Chambers credits her ability to shape a story, how it travels and builds and pauses for laughter to her father and her uncles. She said that her parents introduced her to everything from fairy tales to James Baldwin. Her father always wanted to be a writer and both he and her mother were big readers, so it was inevitable that she’d one day write a book of her own, loosely inspired by her own upbringing as a biracial (Black identifying) girl in New England.

 “I did a ton of research about mill towns and the life of mill workers. As I was trying to build a family history and background for Diamond’s father, I discovered a book that really cracked my novel open.

“It is called ‘Sundown Towns: A Hidden Dimension of American Racism.’ I learned a ton about the history of my own hometown in the process. It was all incredibly eye-opening and cathartic,” Chambers said.

This novel has already received rave reviews from New York Times Best Selling authors Ann Napolitano and Curtis Sittenfeld and has been recommended for summer reading by Time, Real Simple, Book Page and the Los Angeles Times.
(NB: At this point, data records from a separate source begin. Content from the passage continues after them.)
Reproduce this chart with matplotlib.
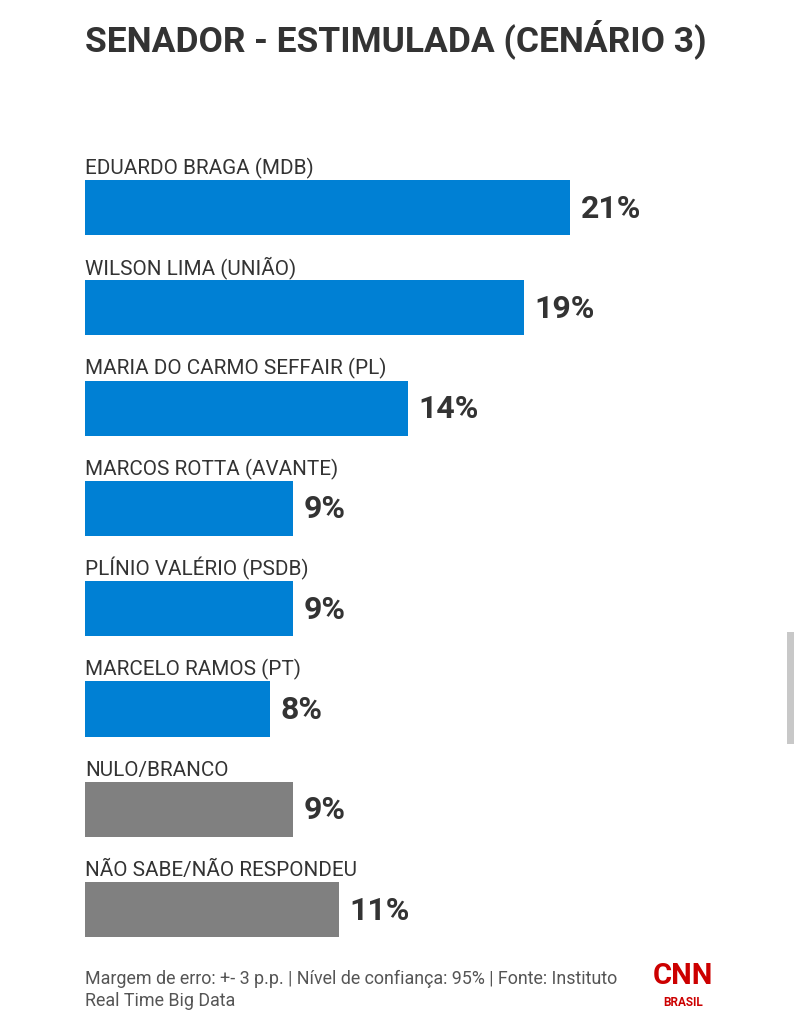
import matplotlib.pyplot as plt
from matplotlib.patches import Rectangle

labels = ["EDUARDO BRAGA (MDB)", "WILSON LIMA (UNIÃO)", "MARIA DO CARMO SEFFAIR (PL)",
          "MARCOS ROTTA (AVANTE)", "PLÍNIO VALÉRIO (PSDB)", "MARCELO RAMOS (PT)",
          "NULO/BRANCO", "NÃO SABE/NÃO RESPONDEU"]
values = [21, 19, 14, 9, 9, 8, 9, 11]
colors = ["#0080d4"] * 6 + ["#808080"] * 2

title = "SENADOR - ESTIMULADA (CENÁRIO 3)"
footer = "Margem de erro: +- 3 p.p. | Nível de confiança: 95% | Fonte: Instituto\nReal Time Big Data"

plt.rcParams['font.family'] = ['Roboto', 'DejaVu Sans']

W, H = 794, 1024
fig = plt.figure(figsize=(W / 100, H / 100), dpi=100)

# axes placed in pixel coordinates: bars start at x=85, 1% = 23.1 px
ax_left, ax_right = 85, 785
ax_top, ax_bot = 157.4, 959.8
ax = fig.add_axes([ax_left / W, 1 - ax_bot / H, (ax_right - ax_left) / W, (ax_bot - ax_top) / H])
ax.set_xlim(0, (ax_right - ax_left) / 23.1)
ax.set_ylim(len(values) - 0.5, -0.5)
ax.axis('off')

bh = 0.55
pos = list(range(len(values)))
ax.barh(pos, values, height=bh, color=colors, edgecolor='none')
for i, (lab, v) in enumerate(zip(labels, values)):
    ax.text(0, i - bh / 2 - 0.06, lab, fontsize=14.9, color='#333333', va='baseline', ha='left')
    ax.text(v + 0.45, i + 0.01, f"{v}%", fontsize=23, fontweight='bold', color='#333333',
            va='center', ha='left')

fig.text(85 / W, 1 - 39 / H, title, fontsize=25.5, fontweight='bold', color='#333333',
         va='center', ha='left')
fig.text(85 / W, 1 - 990 / H, footer, fontsize=12.9, color='#555555', va='center', ha='left',
         linespacing=1.3)

# CNN Brasil logo (approximation)
fig.text(683 / W, 1 - 976 / H, "CNN", fontsize=21, fontweight='bold', color='#cc0000',
         va='center', ha='center')
fig.text(683 / W, 1 - 1003 / H, "BRASIL", fontsize=8.5, fontweight='bold', color='#cc0000',
         va='center', ha='center')

# scrollbar strip at right edge
fig.patches.append(Rectangle((787 / W, 1 - 744 / H), 7 / W, 112 / H, transform=fig.transFigure,
                             facecolor='#c8c8c8', edgecolor='none'))

fig.savefig("out.png", dpi=100, facecolor='white')
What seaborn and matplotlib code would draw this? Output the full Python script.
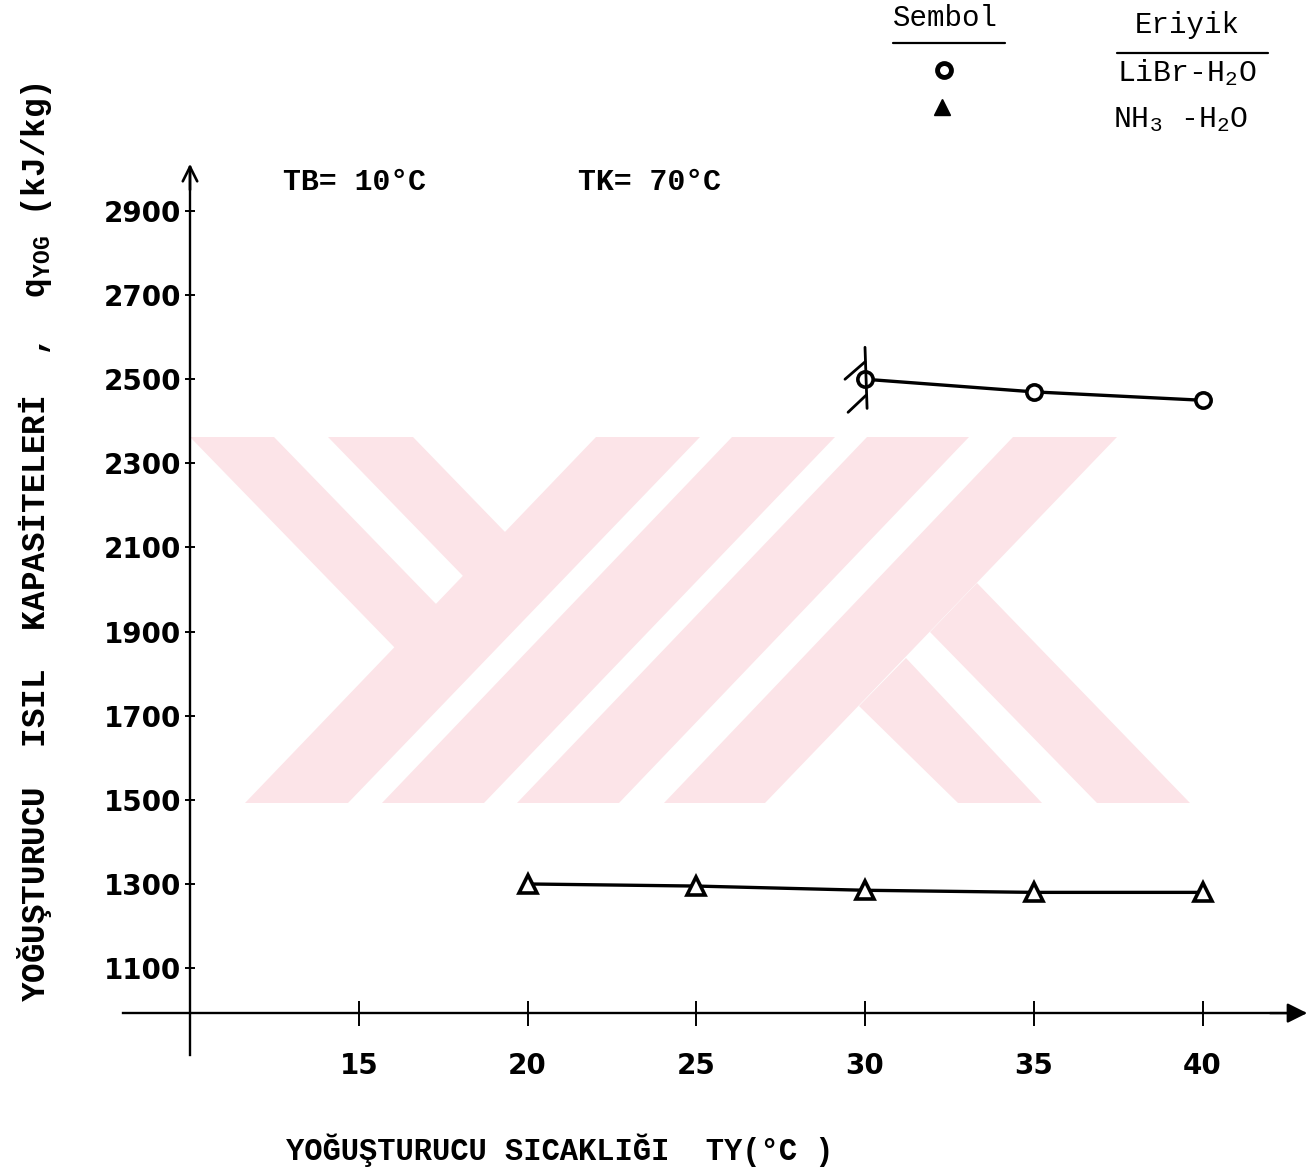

Chambers hasn’t intended to write a continuation of “Swift River” but she said “you never know. She also said it’s fun to think about “Swift River” as a film and she’d love to see that happen one day.

“I hope that readers think about their own families, their roots; about what home means to them — the home of their childhood, the home of now, the one they take everywhere they go,” Chambers said.

Swift River is on sale now wherever books are sold and Chambers will be at Book Soup for an event on June 28, at 7 p.m.